Thelonious Sphere Monk, one of the most recorded jazz musicians in history, was, throughout the ‘50s and ‘60s, lauded and idolized within the jazz community – yet even at the height of his musical prowess and fame, he was still practically unknown. Notorious for his angular melodies, unusual harmonic progressions, and wry sensibilities, the unorthodox pianist produced some of the most striking contributions to the jazz canon.
A self-taught musician, Monk was downright unwavering when it came to structure and jazz principles: He favored exploring unused spaces, the strange and illogical, the notes found in the dark.
Approaching the end of his life as a public performer in 1967, a German television network commissioned a young New York documentarian and filmmaker named Michael Blackwood to produce a doc on the eccentric composer. After following Monk across two continents for six months, Blackwood accumulated fourteen hours of highly candid footage of the late pianist, enough to produce two full-length cinéma-vérité-style works broadcast in Germany and then never seen again.

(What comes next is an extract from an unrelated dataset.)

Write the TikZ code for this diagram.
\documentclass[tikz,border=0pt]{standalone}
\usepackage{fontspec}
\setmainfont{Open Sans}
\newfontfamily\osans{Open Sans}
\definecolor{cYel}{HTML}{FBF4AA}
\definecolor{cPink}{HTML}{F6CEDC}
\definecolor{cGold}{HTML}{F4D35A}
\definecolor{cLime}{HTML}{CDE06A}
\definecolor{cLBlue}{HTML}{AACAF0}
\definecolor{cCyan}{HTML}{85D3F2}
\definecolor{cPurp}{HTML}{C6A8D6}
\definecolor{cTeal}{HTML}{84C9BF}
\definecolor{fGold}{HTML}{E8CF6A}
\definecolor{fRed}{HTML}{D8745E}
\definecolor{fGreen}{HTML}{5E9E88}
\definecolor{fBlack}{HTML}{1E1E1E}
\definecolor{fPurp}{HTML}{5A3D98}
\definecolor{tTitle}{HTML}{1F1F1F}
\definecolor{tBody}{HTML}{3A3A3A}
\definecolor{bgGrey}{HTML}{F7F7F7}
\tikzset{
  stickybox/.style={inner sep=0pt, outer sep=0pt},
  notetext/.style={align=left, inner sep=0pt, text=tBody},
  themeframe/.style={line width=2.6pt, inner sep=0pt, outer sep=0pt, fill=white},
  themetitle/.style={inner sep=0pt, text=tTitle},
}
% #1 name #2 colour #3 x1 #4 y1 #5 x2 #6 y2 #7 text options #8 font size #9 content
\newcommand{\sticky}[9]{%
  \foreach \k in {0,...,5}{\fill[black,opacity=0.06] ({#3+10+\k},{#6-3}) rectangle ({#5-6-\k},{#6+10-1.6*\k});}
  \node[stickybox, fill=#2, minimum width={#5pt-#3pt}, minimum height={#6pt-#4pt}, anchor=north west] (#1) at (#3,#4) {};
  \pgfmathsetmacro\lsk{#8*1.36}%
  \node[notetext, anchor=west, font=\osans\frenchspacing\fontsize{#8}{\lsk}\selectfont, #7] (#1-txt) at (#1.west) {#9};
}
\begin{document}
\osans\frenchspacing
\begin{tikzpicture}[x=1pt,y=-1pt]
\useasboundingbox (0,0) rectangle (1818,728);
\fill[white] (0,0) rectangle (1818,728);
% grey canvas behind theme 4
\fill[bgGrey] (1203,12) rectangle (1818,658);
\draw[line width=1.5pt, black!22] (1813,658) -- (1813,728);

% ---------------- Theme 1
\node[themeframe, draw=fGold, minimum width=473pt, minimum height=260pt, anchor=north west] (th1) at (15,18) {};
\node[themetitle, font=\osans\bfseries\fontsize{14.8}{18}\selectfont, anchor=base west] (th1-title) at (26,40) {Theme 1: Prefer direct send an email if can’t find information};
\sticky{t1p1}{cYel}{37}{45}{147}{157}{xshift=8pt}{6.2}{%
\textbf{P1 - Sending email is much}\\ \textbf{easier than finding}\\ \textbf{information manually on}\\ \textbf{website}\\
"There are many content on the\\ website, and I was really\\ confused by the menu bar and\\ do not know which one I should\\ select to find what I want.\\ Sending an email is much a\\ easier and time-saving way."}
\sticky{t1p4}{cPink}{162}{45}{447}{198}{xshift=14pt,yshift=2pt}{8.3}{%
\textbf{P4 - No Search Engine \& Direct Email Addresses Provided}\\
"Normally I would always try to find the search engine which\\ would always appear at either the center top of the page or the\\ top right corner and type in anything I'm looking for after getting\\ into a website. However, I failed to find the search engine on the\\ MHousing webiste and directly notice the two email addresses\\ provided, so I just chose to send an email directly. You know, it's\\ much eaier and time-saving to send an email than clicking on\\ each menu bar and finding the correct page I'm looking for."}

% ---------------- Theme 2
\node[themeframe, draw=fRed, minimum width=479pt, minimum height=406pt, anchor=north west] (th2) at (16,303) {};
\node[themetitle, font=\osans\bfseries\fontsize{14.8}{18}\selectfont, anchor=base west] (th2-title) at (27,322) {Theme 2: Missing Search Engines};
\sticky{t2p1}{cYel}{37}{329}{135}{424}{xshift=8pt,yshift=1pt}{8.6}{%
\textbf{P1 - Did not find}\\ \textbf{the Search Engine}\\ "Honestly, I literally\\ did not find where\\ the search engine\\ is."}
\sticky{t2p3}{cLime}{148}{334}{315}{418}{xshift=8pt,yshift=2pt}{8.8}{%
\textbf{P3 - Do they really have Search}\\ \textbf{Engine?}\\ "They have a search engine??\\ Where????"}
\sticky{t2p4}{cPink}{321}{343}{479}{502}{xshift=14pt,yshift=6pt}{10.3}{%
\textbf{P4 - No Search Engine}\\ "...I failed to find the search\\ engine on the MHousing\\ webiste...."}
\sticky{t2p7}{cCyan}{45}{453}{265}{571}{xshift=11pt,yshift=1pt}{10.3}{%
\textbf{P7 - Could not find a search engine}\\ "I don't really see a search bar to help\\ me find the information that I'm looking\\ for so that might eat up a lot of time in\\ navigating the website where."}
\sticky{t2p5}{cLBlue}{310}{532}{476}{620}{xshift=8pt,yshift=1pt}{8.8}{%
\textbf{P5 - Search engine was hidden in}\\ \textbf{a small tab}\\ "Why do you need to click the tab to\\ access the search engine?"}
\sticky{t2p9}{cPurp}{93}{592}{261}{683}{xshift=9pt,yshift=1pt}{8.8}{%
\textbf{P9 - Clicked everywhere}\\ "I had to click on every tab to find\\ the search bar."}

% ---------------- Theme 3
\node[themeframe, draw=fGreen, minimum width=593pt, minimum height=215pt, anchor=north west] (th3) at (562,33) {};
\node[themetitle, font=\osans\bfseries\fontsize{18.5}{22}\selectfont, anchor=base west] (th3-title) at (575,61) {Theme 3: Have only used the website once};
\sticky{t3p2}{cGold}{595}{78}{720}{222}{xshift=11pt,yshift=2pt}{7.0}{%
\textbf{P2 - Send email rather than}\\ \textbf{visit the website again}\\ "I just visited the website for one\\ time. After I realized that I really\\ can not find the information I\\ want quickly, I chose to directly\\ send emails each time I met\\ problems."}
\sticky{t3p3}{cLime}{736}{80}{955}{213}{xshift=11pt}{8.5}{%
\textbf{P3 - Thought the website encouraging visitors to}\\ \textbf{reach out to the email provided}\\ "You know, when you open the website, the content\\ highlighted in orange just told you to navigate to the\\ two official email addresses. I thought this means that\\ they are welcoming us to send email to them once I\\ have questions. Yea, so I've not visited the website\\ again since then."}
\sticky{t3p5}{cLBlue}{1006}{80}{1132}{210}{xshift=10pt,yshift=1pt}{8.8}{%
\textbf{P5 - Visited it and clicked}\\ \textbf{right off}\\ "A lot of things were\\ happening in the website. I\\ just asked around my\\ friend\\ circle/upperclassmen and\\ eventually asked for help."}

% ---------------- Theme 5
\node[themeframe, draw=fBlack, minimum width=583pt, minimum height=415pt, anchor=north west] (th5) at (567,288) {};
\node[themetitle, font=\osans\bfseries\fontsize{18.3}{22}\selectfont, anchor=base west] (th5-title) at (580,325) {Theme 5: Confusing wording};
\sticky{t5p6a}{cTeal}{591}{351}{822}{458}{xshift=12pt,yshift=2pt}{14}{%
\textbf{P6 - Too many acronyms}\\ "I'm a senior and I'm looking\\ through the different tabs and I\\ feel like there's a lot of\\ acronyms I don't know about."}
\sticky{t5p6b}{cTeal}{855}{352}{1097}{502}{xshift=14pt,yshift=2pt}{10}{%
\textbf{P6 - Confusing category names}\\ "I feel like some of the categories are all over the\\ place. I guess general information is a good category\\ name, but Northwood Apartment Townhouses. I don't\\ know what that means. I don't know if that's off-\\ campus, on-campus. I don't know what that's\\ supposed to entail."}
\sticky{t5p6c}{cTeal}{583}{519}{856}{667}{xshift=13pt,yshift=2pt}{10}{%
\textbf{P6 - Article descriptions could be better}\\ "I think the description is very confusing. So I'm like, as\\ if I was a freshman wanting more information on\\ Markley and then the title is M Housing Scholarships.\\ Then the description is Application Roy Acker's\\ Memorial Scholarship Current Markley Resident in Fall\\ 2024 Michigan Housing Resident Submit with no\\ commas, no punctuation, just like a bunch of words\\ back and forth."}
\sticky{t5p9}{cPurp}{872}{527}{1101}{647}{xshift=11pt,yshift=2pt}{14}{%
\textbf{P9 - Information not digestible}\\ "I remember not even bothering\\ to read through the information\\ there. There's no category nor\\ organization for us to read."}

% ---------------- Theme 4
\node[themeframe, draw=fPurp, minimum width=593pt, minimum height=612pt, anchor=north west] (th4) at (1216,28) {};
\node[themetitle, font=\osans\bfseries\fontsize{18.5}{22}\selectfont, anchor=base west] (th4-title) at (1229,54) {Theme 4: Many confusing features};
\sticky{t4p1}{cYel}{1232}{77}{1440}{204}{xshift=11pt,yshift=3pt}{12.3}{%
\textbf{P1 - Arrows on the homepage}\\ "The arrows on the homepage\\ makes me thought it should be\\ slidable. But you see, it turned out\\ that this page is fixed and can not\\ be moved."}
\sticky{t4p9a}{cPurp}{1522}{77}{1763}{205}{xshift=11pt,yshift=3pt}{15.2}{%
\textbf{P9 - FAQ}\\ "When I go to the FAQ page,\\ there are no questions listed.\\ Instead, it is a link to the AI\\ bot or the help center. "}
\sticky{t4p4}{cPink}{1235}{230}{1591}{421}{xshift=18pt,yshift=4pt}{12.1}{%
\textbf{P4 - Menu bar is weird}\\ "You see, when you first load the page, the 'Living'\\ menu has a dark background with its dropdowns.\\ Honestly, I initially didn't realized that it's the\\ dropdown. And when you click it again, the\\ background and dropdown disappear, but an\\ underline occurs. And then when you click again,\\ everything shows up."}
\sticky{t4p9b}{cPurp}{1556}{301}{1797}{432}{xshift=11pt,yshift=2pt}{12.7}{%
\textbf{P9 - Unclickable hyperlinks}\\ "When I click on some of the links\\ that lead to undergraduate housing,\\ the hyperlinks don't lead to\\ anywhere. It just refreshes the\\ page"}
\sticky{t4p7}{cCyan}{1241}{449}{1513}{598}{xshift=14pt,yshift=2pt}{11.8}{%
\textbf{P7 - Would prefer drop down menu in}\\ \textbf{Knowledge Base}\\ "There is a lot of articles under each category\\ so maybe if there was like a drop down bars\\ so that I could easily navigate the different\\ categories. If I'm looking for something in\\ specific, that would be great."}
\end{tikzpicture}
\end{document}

Until recently.
Shared on the centennial day of Monk’s birth in 2017, Blackwood re-released these lost works and another unreleased documentary called Monk in Europe. The footage here takes you on a telling journey through his ethos, featuring iconic moments of spinning in place onstage, and of needing a break from recording and proceeding to lock himself in a broom closet. Stunning live footage captures the pianist in extreme close-up: watch as his facial expressions reflect a musical mind at work.
The end result is a beautiful portrayal of a jazz legend and an in-depth look at his unique, highly endearing personality. Essential viewing for fans, take a glimpse into the muse of this passionate and creative original, truly one of the 20th century’s most brilliant musical pioneers.
Filmmaker Blackwood on the piece: “Part one of a two-part portrait of the great Jazz composer and pianist. In 1968, we had the opportunity to spend time with Thelonious Monk and his musicians, following him in New York and Atlanta. In New York his quartet plays at the Village Vanguard and at recording sessions for Columbia Records; in Atlanta they appear at a Jazz Festival organized by George Wein. The members of the quartet were Charlie Rouse, Larry Gales, and Ben Riley.”